A few days later, faced with absolutely no alternative, we were forced to pitch our tents on concrete at a fully-booked camping site next to an In-N-Out Burger in San Diego. Camping. On concrete. What the actual f!#k!? Any chance camping had of being resurrected were well and truly obliterated. Its fate was sealed, camping was officially dead.
I’m very proud to say I haven’t gone camping since I left the concrete compound next to In-N-Out. I’ve gone glamping, which is amazing and magical and involves all the things I love about nature with none of the awfulness of actual camping. But I’ve never had to endure the hell that is camping and I have no plans to unless there’s a lot of money involved.
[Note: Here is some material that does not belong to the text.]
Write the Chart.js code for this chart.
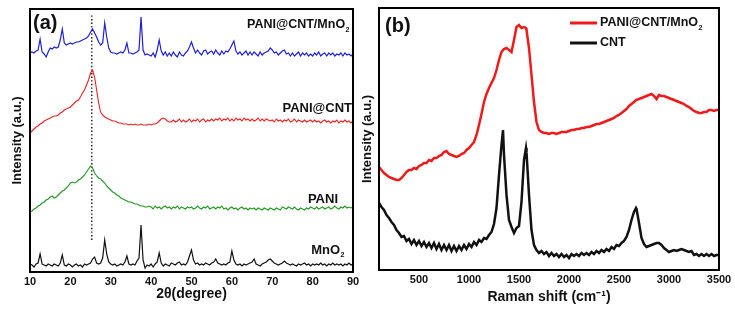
<!DOCTYPE html>
<html><head><meta charset="utf-8">
<script src="https://cdn.jsdelivr.net/npm/chart.js@4.4.1/dist/chart.umd.min.js"></script>
<style>
html,body{margin:0;padding:0;background:#fff;}
#wrap{position:relative;width:735px;height:311px;overflow:hidden;background:#fff;}
#ca{position:absolute;left:0;top:0;}
#cb{position:absolute;left:355px;top:0;}
</style></head><body>
<div id="wrap"><canvas id="ca" width="365" height="311"></canvas><canvas id="cb" width="380" height="311"></canvas></div>
<script>
// ---------- Panel (a): XRD ----------
const twoTheta = [
10,10.5,11,11.5,12,12.5,13,13.5,14,14.5,
15,15.5,16,16.5,17,17.5,18,18.5,19,19.5,
20,20.5,21,21.5,22,22.5,23,23.5,24,24.5,
25,25.5,26,26.5,27,27.5,28,28.5,29,29.5,
30,30.5,31,31.5,32,32.5,33,33.5,34,34.5,
35,35.5,36,36.5,37,37.5,38,38.5,39,39.5,
40,40.5,41,41.5,42,42.5,43,43.5,44,44.5,
45,45.5,46,46.5,47,47.5,48,48.5,49,49.5,
50,50.5,51,51.5,52,52.5,53,53.5,54,54.5,
55,55.5,56,56.5,57,57.5,58,58.5,59,59.5,
60,60.5,61,61.5,62,62.5,63,63.5,64,64.5,
65,65.5,66,66.5,67,67.5,68,68.5,69,69.5,
70,70.5,71,71.5,72,72.5,73,73.5,74,74.5,
75,75.5,76,76.5,77,77.5,78,78.5,79,79.5,
80,80.5,81,81.5,82,82.5,83,83.5,84,84.5,
85,85.5,86,86.5,87,87.5,88,88.5,89,89.5,
90];
const xrdMnO2 = [
8,7,5,8,9,18,8,7,6,8,
7,6,8,7,6,9,17,7,6,8,
7,5,7,8,6,7,5,8,7,8,
9,13,15,9,8,9,14,32,18,10,
8,7,8,6,7,8,7,10,16,8,
7,8,7,11,14,47,12,4,7,6,
8,5,8,10,19,9,6,8,7,6,
9,8,7,9,10,7,8,7,10,16,
22,12,8,9,7,8,7,9,8,7,
9,10,13,9,8,7,8,7,9,10,
21,12,8,7,8,6,8,7,8,9,
10,13,8,7,6,8,9,10,12,13,
11,9,8,7,8,9,11,9,8,7,
8,7,6,8,7,8,9,7,8,6,
8,7,8,7,9,7,8,6,8,7,
9,7,8,7,8,6,8,7,9,7,
8];
const xrdPANI = [
60,61,63,64,66,67,69,70,72,73,
75,76,74,75,77,79,81,82,84,86,
89,90,89,90,92,93,95,97,100,103,
106,104,99,96,94,93,91,89,86,84,
82,80,79,77,76,74,73,72,71,70,
70,69,68,68,67,66,66,65,65,66,
65,63,66,64,65,63,65,66,64,65,
63,65,64,66,63,65,64,63,65,64,
65,63,64,66,64,63,65,64,66,63,
64,65,63,65,64,66,63,64,62,64,
65,63,64,62,64,65,63,64,62,64,
63,64,62,64,63,62,64,63,62,64,
63,62,64,63,62,65,64,63,65,64,
63,65,63,62,64,63,62,64,63,65,
64,63,65,63,64,65,63,64,65,63,
64,66,64,63,65,64,66,64,65,64,
65];
const xrdPANICNT = [
139,141,143,145,146,148,149,151,152,153,
154,155,156,156,157,159,160,162,163,164,
165,167,169,171,172,175,179,182,187,192,
199,202,195,182,169,160,157,155,154,153,
152,151,151,150,149,149,148,148,148,147,
148,147,148,147,147,148,147,147,147,148,
147,148,148,149,151,153,154,153,151,150,
150,152,150,151,153,150,152,150,151,153,
150,152,151,153,150,152,153,150,152,151,
153,151,153,152,154,151,153,152,154,151,
153,151,154,152,153,151,154,152,153,151,
153,151,152,154,151,153,151,153,152,151,
152,150,153,151,152,150,152,151,153,150,
151,153,150,152,151,150,152,150,151,152,
150,152,150,151,149,151,152,150,151,149,
151,150,152,149,151,150,152,150,151,149,
151];
const xrdComposite = [
219,220,219,221,222,233,220,218,215,220,
224,223,225,224,225,232,243,229,227,228,
229,228,229,230,230,231,232,233,234,236,
240,243,239,235,230,227,229,249,235,224,
220,219,219,218,219,220,219,222,229,219,
219,218,219,220,222,255,222,217,218,217,
216,219,215,222,232,221,217,220,216,219,
216,220,217,215,220,217,216,219,221,225,
230,224,219,222,219,217,221,222,218,220,
221,218,222,219,217,221,218,221,220,223,
227,231,221,218,220,217,219,221,217,220,
217,220,218,216,220,217,219,220,221,224,
222,219,220,217,219,221,222,218,219,216,
219,216,218,220,216,219,217,219,216,218,
216,219,217,220,216,218,219,216,219,217,
219,216,218,217,219,216,219,217,218,216,
218];
const twoThetaTicks = [10,20,30,40,50,60,70,80,90];
const xrdNames = ['PANI@CNT/MnO₂','PANI@CNT','PANI','MnO₂'];
const refAngle = [25.3, 25.3];
const refLine = [32, 257];

// ---------- Panel (b): Raman ----------
const ramanShift = [
100,125,150,175,200,225,250,275,300,325,
350,375,400,425,450,475,500,525,550,575,
600,625,650,675,700,725,750,775,800,825,
850,875,900,925,950,975,1000,1025,1050,1075,
1100,1125,1150,1175,1200,1225,1250,1275,1300,1325,
1340,1350,1375,1400,1425,1450,1475,1500,1525,1550,
1570,1575,1600,1625,1650,1675,1700,1725,1750,1775,
1800,1825,1850,1875,1900,1925,1950,1975,2000,2025,
2050,2075,2100,2125,2150,2175,2200,2225,2250,2275,
2300,2325,2350,2375,2400,2425,2450,2475,2500,2525,
2550,2575,2600,2625,2650,2670,2675,2700,2725,2750,
2775,2800,2825,2850,2875,2900,2925,2950,2975,3000,
3025,3050,3075,3100,3125,3150,3175,3200,3225,3250,
3275,3300,3325,3350,3375,3400,3425,3450,3475,3500];
const ramanComposite = [
103,100,97,95,93,92,91,90,90,92,
95,98,100,100,102,101,104,105,107,107,
110,109,112,112,114,115,118,119,116,115,
114,113,114,116,117,120,122,125,128,135,
145,156,168,176,182,187,192,200,210,218,
220,221,222,220,218,230,243,245,242,243,
242,240,222,195,168,148,140,138,137,137,
136,137,137,136,137,138,138,138,139,140,
140,141,141,142,142,143,143,144,145,146,
146,147,148,149,150,151,152,154,155,157,
159,161,164,166,168,170,170,171,172,173,
174,175,176,174,171,175,174,174,173,172,
171,170,169,168,167,166,164,163,161,159,
158,157,157,158,158,160,160,159,160,160];
const ramanCNT = [
67,63,60,55,52,48,45,40,37,33,
34,29,31,26,30,25,29,24,28,23,
27,22,27,21,26,20,25,20,25,19,
24,19,24,20,25,21,26,23,28,25,
30,28,32,31,35,38,46,62,95,125,
140,115,75,50,43,37,42,44,68,110,
122,118,75,40,25,20,17,19,16,18,
14,17,14,16,13,16,13,15,12,16,
14,16,14,17,15,17,15,18,16,19,
17,20,18,21,19,23,21,25,24,27,
29,33,40,50,58,62,61,47,32,26,
23,24,25,26,27,27,25,22,20,18,
19,20,19,20,21,20,19,18,19,15,
16,14,16,14,16,14,16,14,15,15];
const ramanTicks = [500,1000,1500,2000,2500,3000,3500];
const ramanNames = ['PANI@CNT/MnO₂','CNT'];

// ---------- helpers ----------
const FONT = '"Liberation Sans", Arial, Helvetica, sans-serif';
const pts = (xs, ys) => xs.map((x, i) => ({x, y: ys[i]}));

function drawSubText(ctx, label, x, y, size, align) {
  const parts = label.split('₂');
  const main = parts[0];
  const hasSub = parts.length > 1;
  ctx.font = `bold ${size}px ${FONT}`;
  const w = ctx.measureText(main).width;
  const subSize = Math.round(size * 0.55);
  ctx.font = `bold ${subSize}px ${FONT}`;
  const ws = hasSub ? ctx.measureText('2').width + 1 : 0;
  const x0 = align === 'right' ? x - w - ws : x;
  ctx.textAlign = 'left';
  ctx.textBaseline = 'middle';
  ctx.font = `bold ${size}px ${FONT}`;
  ctx.fillText(main, x0, y);
  if (hasSub) {
    ctx.font = `bold ${subSize}px ${FONT}`;
    ctx.fillText('2', x0 + w + 0.5, y + size * 0.38);
  }
}

const framePlugin = {
  id: 'frame',
  afterDatasetsDraw(chart, args, opts) {
    const {ctx, chartArea: a} = chart;
    ctx.save();
    ctx.strokeStyle = '#000';
    ctx.lineWidth = 2;
    ctx.strokeRect(a.left, a.top, a.right - a.left, a.bottom - a.top);
    ctx.fillStyle = '#111';
    ctx.textAlign = 'left';
    ctx.textBaseline = 'middle';
    ctx.font = `bold 20px ${FONT}`;
    ctx.fillText(opts.panel, opts.panelX, opts.panelY);
    ctx.restore();
  }
};

function baseScales(xmin, xmax, tickVals, xTitle, xTitlePad, yMax, yTitlePad, yWidth, xHeight) {
  return {
    x: {
      type: 'linear', min: xmin, max: xmax,
      afterBuildTicks: s => { s.ticks = tickVals.map(v => ({value: v})); },
      afterFit: s => { s.height = xHeight; },
      grid: {display: false, drawTicks: false},
      border: {display: false},
      ticks: {color: '#111', font: {family: FONT, size: 11, weight: 'bold'}, padding: 3, maxRotation: 0,
        callback: v => String(v)},
      title: {display: true, text: xTitle, color: '#111', font: {family: FONT, size: 14, weight: 'bold'}, padding: {top: 0, bottom: xTitlePad}}
    },
    y: {
      type: 'linear', min: 0, max: yMax,
      afterFit: s => { s.width = yWidth; },
      grid: {display: false, drawTicks: false},
      border: {display: false},
      ticks: {display: false},
      title: {display: true, text: 'Intensity (a.u.)', color: '#111', font: {family: FONT, size: 13, weight: 'bold'}, padding: {top: yTitlePad, bottom: 0}}
    }
  };
}

const common = {
  responsive: false, animation: false, devicePixelRatio: 1,
  elements: {point: {radius: 0}, line: {tension: 0}},
};

// ---------- Chart (a) ----------
const labelsA = {
  id: 'labelsA',
  afterDatasetsDraw(chart) {
    const {ctx, chartArea: a} = chart;
    ctx.save();
    ctx.fillStyle = '#111';
    drawSubText(ctx, xrdNames[0], a.right - 3, 25, 12.5, 'right');
    drawSubText(ctx, xrdNames[1], a.right - 1, 108, 13, 'right');
    drawSubText(ctx, xrdNames[2], a.right - 15, 199, 13, 'right');
    drawSubText(ctx, xrdNames[3], a.right - 8, 250, 13, 'right');
    ctx.restore();
  }
};

new Chart(document.getElementById('ca'), {
  type: 'scatter',
  data: {
    datasets: [
      {data: pts(twoTheta, xrdComposite), showLine: true, borderColor: '#1f1fd8', borderWidth: 1.2},
      {data: pts(twoTheta, xrdPANICNT), showLine: true, borderColor: '#ef2020', borderWidth: 1.1},
      {data: pts(twoTheta, xrdPANI), showLine: true, borderColor: '#1f9a1f', borderWidth: 1.1},
      {data: pts(twoTheta, xrdMnO2), showLine: true, borderColor: '#111', borderWidth: 1.2},
      {data: pts(refAngle, refLine), showLine: true, borderColor: '#222', borderWidth: 1.5, borderDash: [1.4, 2.2]}
    ]
  },
  options: Object.assign({}, common, {
    layout: {padding: {left: 0, right: 12, top: 9, bottom: 0}},
    scales: baseScales(10, 90, twoThetaTicks, '2θ(degree)', 8, 263, 10, 30, 39),
    plugins: {legend: {display: false}, tooltip: {enabled: false},
      frame: {panel: '(a)', panelX: 33, panelY: 23}}
  }),
  plugins: [framePlugin, labelsA]
});

// ---------- Chart (b) ----------
const legendB = {
  id: 'legendB',
  afterDatasetsDraw(chart) {
    const {ctx} = chart;
    const colors = ['#ef1a1a', '#111'];
    const ys = [23, 43];
    ctx.save();
    for (let i = 0; i < ramanNames.length; i++) {
      ctx.strokeStyle = colors[i];
      ctx.lineWidth = 3;
      ctx.beginPath();
      ctx.moveTo(215, ys[i]);
      ctx.lineTo(242, ys[i]);
      ctx.stroke();
      ctx.fillStyle = '#111';
      drawSubText(ctx, ramanNames[i], 245, ys[i], 12.5, 'left');
    }
    ctx.restore();
  }
};

new Chart(document.getElementById('cb'), {
  type: 'scatter',
  data: {
    datasets: [
      {data: pts(ramanShift, ramanComposite), showLine: true, borderColor: '#ef1a1a', borderWidth: 2.5},
      {data: pts(ramanShift, ramanCNT), showLine: true, borderColor: '#111', borderWidth: 2.5}
    ]
  },
  options: Object.assign({}, common, {
    layout: {padding: {left: 0, right: 16, top: 8, bottom: 0}},
    scales: baseScales(100, 3500, ramanTicks, 'Raman shift (cm⁻¹)', 5, 262, 5, 24, 41),
    plugins: {legend: {display: false}, tooltip: {enabled: false},
      frame: {panel: '(b)', panelX: 30, panelY: 26}}
  }),
  plugins: [framePlugin, legendB]
});
</script>
</body></html>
There are loads of people who love the crap outta camping, I should know because Matt is one of them. I just don’t get it. There’s no need to be that uncomfortable. There are plenty of wonderful places to stay that are in the nature and stuff but also come with comfortable beds, hot showers, Wi-fi, good food, wine and other delicious things.
There’s no need to suffer, you guys! Get a bloody grip! Camping sucks ass and I refuse to do it. Hate me if you want to, call me a precious princess, I do not care, I’ll be inside my comfortable hotel room feeling like the King of the whole dang world, watching Netflix and eating veggie burgers. Up yours, camping!
Note: the images used in the blog post are stock images. They are not photos of that trip because there are no photos of that trip because I was too angry, being cooked alive in Satan’s oven, to take any.